Eh bien, si on considère que la langue influe sur nos perceptions du monde, il se pourrait bien qu’on finisse par jeter la pierre au langage. En effet, les règles de grammaire et le lexique de nos langues commandent notre manière de délimiter et d’analyser le réel. En ce qui concerne la représentation du temps, «en fonction des langues, nous recourons ou non aux conjugaisons des verbes, à l’emploi de formes passées ou de formes futures». En français, il n’aura échappé à personne que la conjugaison est la bête noire de nombre d’étudiants de FLE qui doivent apprendre à traverser la chronologie à travers la maitrise du passé, du présent et du futur. Autant dire que pour un Chinois qui, en mandarin, ne conjugue pas  (les verbes sont invariables et les temps sont marqués par l’adjonction, avant ou après le verbe, de particules ou d’auxiliaires) la tâche conceptuelle est rude de prime abord. Culturellement, son langage l’encourage à considérer le temps comme cyclique et il ne perçoit pas d’emblée d’opposition évidente entre futur et passé. Aujourd’hui, les systèmes de pensée ne sont plus aussi hermétiques qu’autrefois.

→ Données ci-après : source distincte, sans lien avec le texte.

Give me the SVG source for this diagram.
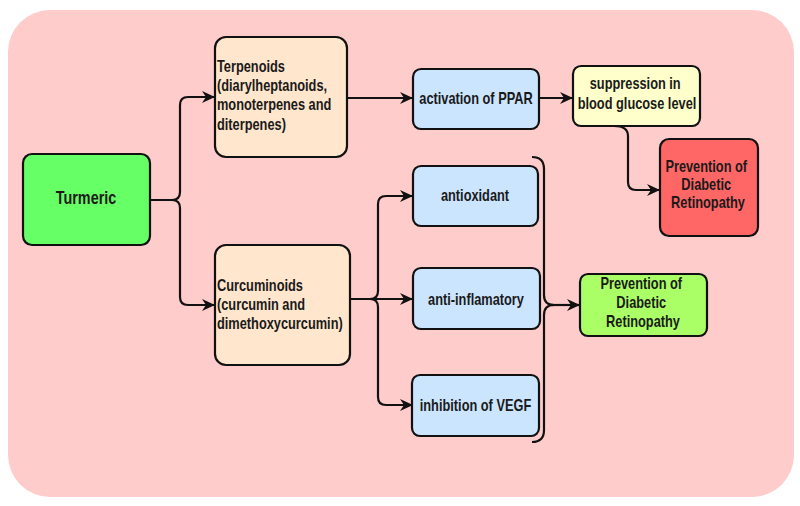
<svg xmlns="http://www.w3.org/2000/svg" width="800" height="506" viewBox="0 0 800 506">
<style>
.box{stroke:#111;stroke-width:2.2}
.t{font-family:"Liberation Sans",Arial,Helvetica,sans-serif;font-weight:bold;font-size:16px;fill:#1a1a1a}
.big{font-size:18px}
.c{text-anchor:middle}
.conn{fill:none;stroke:#111;stroke-width:2.2}
</style>
<defs>
<marker id="arr" markerUnits="userSpaceOnUse" markerWidth="14" markerHeight="14" viewBox="0 0 14 14" refX="12" refY="7" orient="auto">
<path d="M0,1 L13,7 L0,13 L4,7 Z" fill="#111"/>
</marker>
</defs>
<rect x="8" y="10" width="786" height="487" rx="42" fill="#ffcccc"/>

<g id="connectors">
<path class="conn" d="M150,200 L172,200 Q180,200 180,192 L180,105 Q180,97 188,97 L214,97" marker-end="url(#arr)"/>
<path class="conn" d="M172,200 Q180,200 180,208 L180,297 Q180,305 188,305 L214,305" marker-end="url(#arr)"/>
<path class="conn" d="M347,98 L412,98" marker-end="url(#arr)"/>
<path class="conn" d="M539,98 L572,98" marker-end="url(#arr)"/>
<path class="conn" d="M614,126 Q628,126 628,136 L628,182 Q628,190 636,190 L659,190" marker-end="url(#arr)"/>
<path class="conn" d="M350,299 L370,299 Q378,299 378,291 L378,204 Q378,196 386,196 L412,196" marker-end="url(#arr)"/>
<path class="conn" d="M370,299 L412,299" marker-end="url(#arr)"/>
<path class="conn" d="M370,299 Q378,299 378,307 L378,397 Q378,405 386,405 L412,405" marker-end="url(#arr)"/>
<path class="conn" d="M532,157 Q544,157 544,169 L544,295 Q544,305 554,305 Q544,305 544,315 L544,430 Q544,442 532,442"/>
<path class="conn" d="M552,305 L579,305" marker-end="url(#arr)"/>
</g>

<g id="turmeric">
<rect class="box" x="23" y="154" width="127" height="91" rx="9" fill="#66ff66"/>
<text class="t big c" transform="translate(86,0) scale(0.8,1)" x="0" y="204">Turmeric</text>
</g>

<g id="terpenoids">
<rect class="box" x="215" y="37" width="132" height="120" rx="11" fill="#ffe6cc"/>
<text class="t" transform="translate(217,0) scale(0.8,1)">
<tspan x="0" y="72">Terpenoids</tspan>
<tspan x="0" y="91">(diarylheptanoids,</tspan>
<tspan x="0" y="110">monoterpenes and</tspan>
<tspan x="0" y="130">diterpenes)</tspan>
</text>
</g>

<g id="curcuminoids">
<rect class="box" x="215" y="245" width="135" height="120" rx="11" fill="#ffe6cc"/>
<text class="t" transform="translate(217,0) scale(0.8,1)">
<tspan x="0" y="291">Curcuminoids</tspan>
<tspan x="0" y="310">(curcumin and</tspan>
<tspan x="0" y="329">dimethoxycurcumin)</tspan>
</text>
</g>

<g id="ppar">
<rect class="box" x="413" y="69" width="126" height="60" rx="8" fill="#cce5ff"/>
<text class="t c" transform="translate(476,0) scale(0.8,1)" x="0" y="104">activation of PPAR</text>
</g>

<g id="suppression">
<rect class="box" x="573" y="66" width="127" height="60" rx="8" fill="#ffffcc"/>
<text class="t c" transform="translate(637,0) scale(0.8,1)">
<tspan x="0" y="89">suppression in</tspan>
<tspan x="0" y="109">blood glucose level</tspan>
</text>
</g>

<g id="prevention-red">
<rect class="box" x="660" y="139" width="98" height="97" rx="9" fill="#ff6666"/>
<text class="t c" transform="translate(708,0) scale(0.8,1)">
<tspan x="0" y="172">Prevention of</tspan>
<tspan x="0" y="190">Diabetic</tspan>
<tspan x="0" y="208">Retinopathy</tspan>
</text>
</g>

<g id="antioxidant">
<rect class="box" x="413" y="166" width="125" height="60" rx="8" fill="#cce5ff"/>
<text class="t c" transform="translate(475,0) scale(0.8,1)" x="0" y="201">antioxidant</text>
</g>

<g id="antiinflamatory">
<rect class="box" x="413" y="268" width="127" height="61" rx="8" fill="#cce5ff"/>
<text class="t c" transform="translate(476,0) scale(0.8,1)" x="0" y="305">anti-inflamatory</text>
</g>

<g id="vegf">
<rect class="box" x="412" y="375" width="127" height="61" rx="8" fill="#cce5ff"/>
<text class="t c" transform="translate(475.5,0) scale(0.8,1)" x="0" y="411">inhibition of VEGF</text>
</g>

<g id="prevention-green">
<rect class="box" x="580" y="274" width="127" height="62" rx="8" fill="#aaff66"/>
<text class="t c" transform="translate(643,0) scale(0.8,1)">
<tspan x="0" y="289">Prevention of</tspan>
<tspan x="0" y="308">Diabetic</tspan>
<tspan x="0" y="327">Retinopathy</tspan>
</text>
</g>
</svg>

Imaginez comment, au XIXe siècle, lorsque la Chine a voulu comprendre la pensée occidentale et traduire le mot «temps», ces pauvres Chinois ont dû s’arracher les cheveux de la tête ! Comment traduire un concept qui n’existe pas dans ta représentation du monde ? Par un détour par la langue japonaise et après avoir passé sans doute le plus clair de leur temps dans des débats interminables, ils ont finalement proposé le mot «entre moments» (shijian).

Quelle conclusion en tirer ? En temps utile, prenez le temps de faire un pas de côté et de vous interroger un instant. Certes, penser le temps de manière séquentielle vous donne l’illusion d’être doté d’un certain pouvoir, d’une maitrise rassurante, sans doute. Mais comme toute forme de puissance, ce prétendu contrôle est souvent assorti d’un fléau délétère quand on en abuse : j’ai nommé les tensions, le stress et l’oubli de soi. Alors, laissons un peu derrière nous la folie des calendriers, retrouvons un peu de raison et déposons-nous un moment pour laisser libre court à ses impulsions créatrices, dans l’instant présent.

 

*cf. Dans son livre Catégories de temps et relativités culturelles, Edward T. Hall explique qu’il existe ces deux modèles d’organisation du temps qu’il nomme «monochrone» (modèle occidental) et «polychrone» (le modèle plus flexible).